One notable reversal this month is that the Vanguard Value ETF VTV is up 0.75% while its growth counterpart VUG is down 3.1%. Driven partly by weakness in the U.S. dollar, developed foreign markets have also shown relative strength, with EFA (iShares MSCI EAFE Index ETF) up 0.8% so far in November. After two shaky weeks to end October, gold has reasserted itself as a store of value—GLDM (SPDR Gold MiniShares Trust) is up 2.0% month-to-date. Among non-stock “ETFs”—more precisely, exchange-traded grantor trusts—the biggest story is the sudden bear market in Bitcoin. IBIT (iShares Bitcoin Trust ETF) has fallen more than 14% this month and more than 20% since its mid-October all-time high. Beyond the time-honored advice not to catch falling knives, there is little guidance on how much further Bitcoin may fall.

Turning to recent stock movements and major strategist recommendations, we can observe signs of a potential growth-to-value regime shift in U.S. equities. VTV in particular has spent the past four weeks improving in relative strength, while VUG—one of the strongest performers in the year’s first eight months—has weakened meaningfully. Inside VTV, the largest holding by far is megabank JPMorgan Chase (JPM), rated 5 (Strong Buy) with a 3.6% portfolio weight—at least 50% higher than any other position. Two other notable VTV constituents rated 4 (Buy) are Johnson & Johnson (JNJ) and Bank of America (BAC). Ten other Strong Buy stocks are currently held by VTV. The five largest include Micron Technology (MU), Newmont Corporation (NEM), Citigroup (C), Estee Lauder (EL), and Fox News A-Class Shares (FOXA). Dollar Tree (DLTR) is another notable 5-rated holding.

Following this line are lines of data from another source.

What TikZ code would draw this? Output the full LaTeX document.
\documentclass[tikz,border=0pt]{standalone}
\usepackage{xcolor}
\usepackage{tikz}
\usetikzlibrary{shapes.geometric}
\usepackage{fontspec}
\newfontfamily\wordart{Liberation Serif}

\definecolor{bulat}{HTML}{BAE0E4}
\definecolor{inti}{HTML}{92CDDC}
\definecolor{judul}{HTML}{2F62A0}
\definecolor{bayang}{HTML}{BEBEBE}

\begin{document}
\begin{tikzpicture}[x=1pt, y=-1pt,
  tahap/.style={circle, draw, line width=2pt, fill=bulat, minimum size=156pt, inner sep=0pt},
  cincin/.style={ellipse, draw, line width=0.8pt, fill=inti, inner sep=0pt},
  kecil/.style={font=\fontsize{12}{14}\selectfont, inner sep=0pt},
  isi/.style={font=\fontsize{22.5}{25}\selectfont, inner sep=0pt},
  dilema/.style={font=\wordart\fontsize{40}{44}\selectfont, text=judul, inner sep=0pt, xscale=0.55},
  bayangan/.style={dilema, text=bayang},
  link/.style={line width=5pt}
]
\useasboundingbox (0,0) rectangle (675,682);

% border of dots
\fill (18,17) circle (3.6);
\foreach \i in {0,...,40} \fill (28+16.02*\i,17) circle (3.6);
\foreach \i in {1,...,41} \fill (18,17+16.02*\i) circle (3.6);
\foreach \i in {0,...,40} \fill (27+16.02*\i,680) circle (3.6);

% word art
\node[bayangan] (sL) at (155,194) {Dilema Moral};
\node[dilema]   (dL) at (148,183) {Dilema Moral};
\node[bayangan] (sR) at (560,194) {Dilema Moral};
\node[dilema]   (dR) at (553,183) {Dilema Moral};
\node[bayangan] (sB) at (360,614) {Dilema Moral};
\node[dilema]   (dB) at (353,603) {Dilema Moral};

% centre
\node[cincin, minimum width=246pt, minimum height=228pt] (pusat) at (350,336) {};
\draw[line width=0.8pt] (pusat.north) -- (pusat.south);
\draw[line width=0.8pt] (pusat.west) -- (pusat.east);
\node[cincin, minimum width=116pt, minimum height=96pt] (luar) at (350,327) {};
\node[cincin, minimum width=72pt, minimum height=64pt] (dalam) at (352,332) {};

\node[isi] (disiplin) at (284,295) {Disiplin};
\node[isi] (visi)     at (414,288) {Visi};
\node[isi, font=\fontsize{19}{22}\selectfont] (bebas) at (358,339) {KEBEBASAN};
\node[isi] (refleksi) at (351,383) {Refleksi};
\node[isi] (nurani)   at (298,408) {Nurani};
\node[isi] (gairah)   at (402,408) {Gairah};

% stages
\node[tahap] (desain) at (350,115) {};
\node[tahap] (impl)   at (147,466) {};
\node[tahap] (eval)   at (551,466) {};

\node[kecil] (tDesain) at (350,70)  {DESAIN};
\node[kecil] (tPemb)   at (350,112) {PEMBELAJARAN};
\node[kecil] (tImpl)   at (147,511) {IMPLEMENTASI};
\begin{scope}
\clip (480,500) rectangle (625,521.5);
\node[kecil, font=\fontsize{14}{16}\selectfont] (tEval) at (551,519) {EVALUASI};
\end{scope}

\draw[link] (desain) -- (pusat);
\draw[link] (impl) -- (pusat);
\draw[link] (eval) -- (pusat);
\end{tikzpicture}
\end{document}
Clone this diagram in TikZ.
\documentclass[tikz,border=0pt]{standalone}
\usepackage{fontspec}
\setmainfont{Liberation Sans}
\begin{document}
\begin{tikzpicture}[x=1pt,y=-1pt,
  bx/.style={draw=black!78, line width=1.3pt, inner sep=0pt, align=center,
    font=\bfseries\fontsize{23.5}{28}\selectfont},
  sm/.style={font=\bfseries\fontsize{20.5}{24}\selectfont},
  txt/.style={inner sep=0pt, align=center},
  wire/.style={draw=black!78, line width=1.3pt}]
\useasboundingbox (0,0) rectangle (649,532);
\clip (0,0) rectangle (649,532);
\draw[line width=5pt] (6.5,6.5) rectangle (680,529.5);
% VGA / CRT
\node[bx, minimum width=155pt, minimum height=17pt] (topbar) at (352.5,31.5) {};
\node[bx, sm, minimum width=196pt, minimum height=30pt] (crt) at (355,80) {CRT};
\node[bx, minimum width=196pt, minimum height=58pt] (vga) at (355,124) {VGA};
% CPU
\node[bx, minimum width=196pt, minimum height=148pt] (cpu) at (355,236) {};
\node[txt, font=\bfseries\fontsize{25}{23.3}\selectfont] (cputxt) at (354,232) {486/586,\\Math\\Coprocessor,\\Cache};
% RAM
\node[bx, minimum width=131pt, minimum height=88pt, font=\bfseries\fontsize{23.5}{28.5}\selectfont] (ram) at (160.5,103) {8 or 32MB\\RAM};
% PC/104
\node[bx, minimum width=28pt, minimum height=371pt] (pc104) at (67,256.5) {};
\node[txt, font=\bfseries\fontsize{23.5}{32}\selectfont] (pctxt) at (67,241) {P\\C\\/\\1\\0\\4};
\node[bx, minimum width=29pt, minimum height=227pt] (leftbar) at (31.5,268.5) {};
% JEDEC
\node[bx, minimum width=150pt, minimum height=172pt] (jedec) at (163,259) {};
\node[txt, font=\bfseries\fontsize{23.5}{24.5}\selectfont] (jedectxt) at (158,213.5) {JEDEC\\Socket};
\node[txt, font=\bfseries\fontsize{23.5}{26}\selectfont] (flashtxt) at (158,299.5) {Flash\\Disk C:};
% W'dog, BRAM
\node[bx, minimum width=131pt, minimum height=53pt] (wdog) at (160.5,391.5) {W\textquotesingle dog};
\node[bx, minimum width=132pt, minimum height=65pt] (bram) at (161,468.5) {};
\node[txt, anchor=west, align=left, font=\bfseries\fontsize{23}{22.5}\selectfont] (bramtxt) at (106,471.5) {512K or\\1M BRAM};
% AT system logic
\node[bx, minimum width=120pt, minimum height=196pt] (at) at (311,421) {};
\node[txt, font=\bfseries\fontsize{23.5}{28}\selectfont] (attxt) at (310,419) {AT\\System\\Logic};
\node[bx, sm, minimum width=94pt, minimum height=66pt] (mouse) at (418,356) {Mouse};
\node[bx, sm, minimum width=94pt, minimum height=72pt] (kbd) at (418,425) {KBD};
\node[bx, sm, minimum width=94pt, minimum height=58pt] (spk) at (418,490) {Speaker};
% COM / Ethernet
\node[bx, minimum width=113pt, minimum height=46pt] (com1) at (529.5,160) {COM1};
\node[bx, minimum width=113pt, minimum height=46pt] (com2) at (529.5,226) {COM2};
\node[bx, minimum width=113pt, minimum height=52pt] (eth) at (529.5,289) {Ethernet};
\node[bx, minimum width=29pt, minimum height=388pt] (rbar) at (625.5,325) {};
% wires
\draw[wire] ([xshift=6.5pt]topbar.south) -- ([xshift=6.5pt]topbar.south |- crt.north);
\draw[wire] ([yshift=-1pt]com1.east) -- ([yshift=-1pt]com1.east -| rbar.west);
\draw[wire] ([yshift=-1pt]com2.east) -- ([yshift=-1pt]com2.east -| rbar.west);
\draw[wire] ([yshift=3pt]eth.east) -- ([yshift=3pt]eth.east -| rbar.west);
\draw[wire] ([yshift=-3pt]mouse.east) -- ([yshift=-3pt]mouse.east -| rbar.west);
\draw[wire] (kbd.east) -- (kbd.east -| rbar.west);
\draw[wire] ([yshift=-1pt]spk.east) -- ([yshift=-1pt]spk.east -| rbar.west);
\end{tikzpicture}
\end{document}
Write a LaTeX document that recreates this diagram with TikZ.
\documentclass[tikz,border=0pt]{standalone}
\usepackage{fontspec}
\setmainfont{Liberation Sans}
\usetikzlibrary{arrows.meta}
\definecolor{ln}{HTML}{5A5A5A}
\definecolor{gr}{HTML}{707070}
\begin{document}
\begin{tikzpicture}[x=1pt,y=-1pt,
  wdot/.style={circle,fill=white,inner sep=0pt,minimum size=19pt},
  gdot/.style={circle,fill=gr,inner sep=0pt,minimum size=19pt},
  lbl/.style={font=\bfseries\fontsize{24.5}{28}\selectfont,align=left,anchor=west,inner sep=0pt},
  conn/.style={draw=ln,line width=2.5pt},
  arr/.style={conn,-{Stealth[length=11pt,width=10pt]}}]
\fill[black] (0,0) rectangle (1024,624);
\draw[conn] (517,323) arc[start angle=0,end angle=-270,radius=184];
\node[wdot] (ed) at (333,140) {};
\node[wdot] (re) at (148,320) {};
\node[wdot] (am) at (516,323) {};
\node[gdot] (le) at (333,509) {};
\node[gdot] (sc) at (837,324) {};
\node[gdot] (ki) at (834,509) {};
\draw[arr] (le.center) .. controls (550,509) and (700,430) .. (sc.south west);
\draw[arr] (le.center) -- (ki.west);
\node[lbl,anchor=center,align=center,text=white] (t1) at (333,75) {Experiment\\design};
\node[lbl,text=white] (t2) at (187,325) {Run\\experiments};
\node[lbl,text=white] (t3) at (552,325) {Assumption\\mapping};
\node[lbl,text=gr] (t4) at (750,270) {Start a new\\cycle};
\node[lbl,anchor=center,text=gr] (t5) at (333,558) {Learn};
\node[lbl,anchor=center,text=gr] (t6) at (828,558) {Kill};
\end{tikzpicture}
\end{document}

All of this has occurred during VTV’s rise from a 1-rated ETF six weeks ago to maintaining a 3-rated, much improved profile today. If the long-anticipated rotation from growth to value is finally underway, VTV and its key holdings could benefit further. Supporting this thesis is one value-focused ETF now rated 4 (Buy): the First Trust Dorsey Wright Momentum & Value ETF (DVLU), which tracks 50 undervalued NASDAQ U.S. Large Mid Cap stocks exhibiting high relative strength. Investors should note its 60-basis-point expense ratio—15 times higher than VTV’s 4 basis points.

This emerging rotation narrative could shift quickly if weekend reports prove true that the Trump Administration may temporarily pause import tariffs on key consumer goods ahead of the holiday season. Should this materialize, technology-related growth companies may benefit the most—potentially disrupting or reversing the recent value-favoring trend. As always, the devil is in the details.